US President Barack Obama passes by a battered United Nations flag that flew over the bombed Canal Hotel in Iraq at the United Nations Headquarters in New York in this September 23, 2009 file photo. (Photo: Reuters)
There seems to be split opinion on Obama’s win of the Nobel Peace Prize today. One thing’s unanimous: everyone’s surprised (including Obama himself), some pleasantly and others incredulously.
To me what was really absurd was that the nomination was made just two weeks into his presidency. How could the committee judge his efforts for world peace in just two weeks? As a commentator on BBC said, as if impressed by his charisma and star power than his actual actions.
As always, Obama in response has come out with a very diplomatic statement, keeping it light and acknowledging that it is more a ‘call for action’ than a recognition of his actual achievements. That’s very tactful and apt of him considering there has been so much surprise and criticism from many quarters.

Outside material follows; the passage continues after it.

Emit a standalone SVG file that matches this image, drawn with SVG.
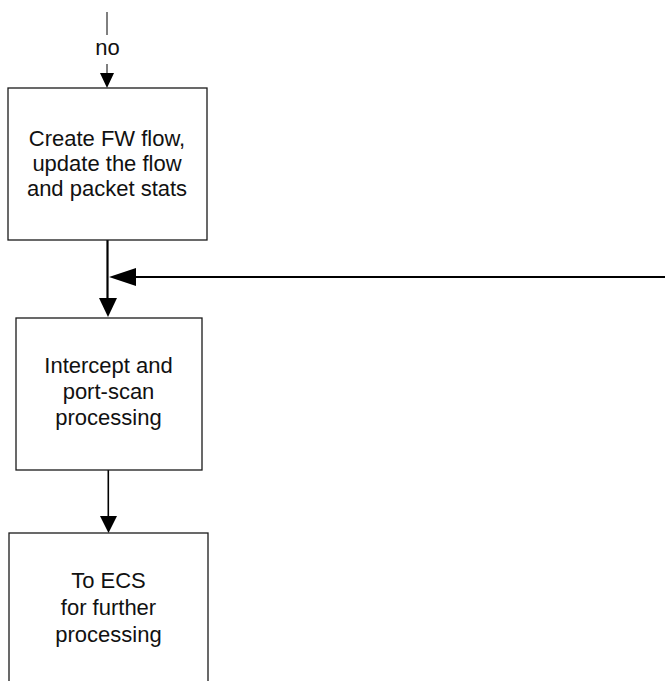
<svg xmlns="http://www.w3.org/2000/svg" width="665" height="681" viewBox="0 0 665 681">
<defs>
<style>
.box{fill:#fff;stroke:#1a1a1a;stroke-width:1.3}
.t{font-family:"Liberation Sans",Arial,sans-serif;font-size:22px;fill:#111;text-anchor:middle}
.c{fill:none;stroke:#000}
</style>
<marker id="ah" viewBox="0 0 10 10" refX="10" refY="5" markerWidth="10" markerHeight="10" markerUnits="userSpaceOnUse" orient="auto"><path d="M0,0 L10,5 L0,10 Z" fill="#000"/></marker>
</defs>
<rect width="665" height="681" fill="#fff"/>
<g id="connectors">
<line class="c" x1="107" y1="12" x2="107" y2="35" stroke-width="1"/>
<text class="t" x="107.5" y="55">no</text>
<line class="c" x1="107" y1="64" x2="107" y2="74" stroke-width="1"/>
<path d="M100,73 L114,73 L107,88 Z" fill="#000"/>
<line class="c" x1="107.5" y1="240" x2="107.5" y2="300" stroke-width="2.2"/>
<path d="M99,298 L117,298 L108,317 Z" fill="#000"/>
<line class="c" x1="134" y1="277" x2="665" y2="277" stroke-width="2.2"/>
<path d="M136,268 L136,286 L109,277 Z" fill="#000"/>
<line class="c" x1="108.3" y1="470" x2="108.3" y2="518" stroke-width="1.6"/>
<path d="M100,516 L117,516 L108.5,533 Z" fill="#000"/>
</g>
<g id="node1">
<rect class="box" x="8" y="88" width="199" height="152"/>
<text class="t" x="107" y="146">Create FW flow,</text>
<text class="t" x="107" y="171">update the flow</text>
<text class="t" x="107" y="196">and packet stats</text>
</g>
<g id="node2">
<rect class="box" x="16" y="318" width="186" height="152"/>
<text class="t" x="108.5" y="373">Intercept and</text>
<text class="t" x="108.5" y="399">port-scan</text>
<text class="t" x="108.5" y="425">processing</text>
</g>
<g id="node3">
<rect class="box" x="9" y="533" width="199" height="160"/>
<text class="t" x="108.5" y="588">To ECS</text>
<text class="t" x="108.5" y="615">for further</text>
<text class="t" x="108.5" y="642">processing</text>
</g>
</svg>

I don’t expect Obama to end the Israel-Palestine conflict; I don’t expect him to solve all the problems of the world. But I do expect him to walk the walk rather than just talk the talk. For starters, how about we stop the drone attacks in Pakistan? When I see that happen, I’ll believe he’s done something for peace. Of course I’m taking a very narrow view of the world, but it’s the issue that affects me most directly. After all, we stand where sit.
This is in no way a criticism of Obama himself. I read ‘Dreams from My Father’ sometime back and I was absolutely moved by his story and values. I really consider him inspiring in many areas of work such as social justice and better public policy, but unfortunately world peace is not one of them…yet. He has brought about a paradigm shift in engaging with the Muslim world– his Cairo speech and Ramadan message were worlds apart from the sort of hollow statements (can’t even remember if there were any) we would hear from the previous administration. Even if it’s just rhetoric, it’s a vast improvement. But when the nomination for the Prize was made earlier this year, none of that was on the scene. It was quite a premature leap of faith by the Committee.
Let’s hope this ‘call for action’ serves as an impetus for change. Change we can believe in.
I wrote this on our way to Dublin and posting it now:
I’m reading Obama’s “Dreams from my father” in which he explores issues of identity and race and the prevalence of racism and bigotry. And tonight at Holyhead port leaving for Dublin we encountered the worst racism ever (not directed at us thank God!). A man was shouting abuses at the only black man (and his family) standing in the queue waiting to board the ferry. We were right behind in line and I was terrified to be honest. They had to call security and then the police to deal with the guy.
The white man was drunk, but that is no excuse and the sorts of things he said I was shocked that people even THOUGHT such things any more: “I can’t stand the colour of your f***ing skin; I’m going to beat up that black face of yours”. And this hurled at the guy for absolutely no reason whatsoever! The black guy looked like a professional (smart clothes, specs, smart luggage, nicely dressed children– here I go stereotyping!) and remained absolutely calm and even smiled at the guy. When the police arrived, he dismissed the incident and did not want to press charges etc.
Later when we spoke to him asking him if he was alright, he laughed it off saying the guy was drunk so doesn’t matter. If I were him, I would’ve created such a fuss. Maybe he has a good sense of humour (although there was nothing funny about it– the ticket lady at the port counter said her hands were shaking and she had never experienced anything like it before) or maybe he was in a hurry and didn’t want to be delayed or maybe he thought it didn’t make much of a difference to get the guy reported– the police would just give him a warning either way.
The most disturbing thing for me was that the guy’s young children were also there and this must have been an awful incident for them- perhaps even their first encounter with racism: a “loss of innocence” as Obama calls it.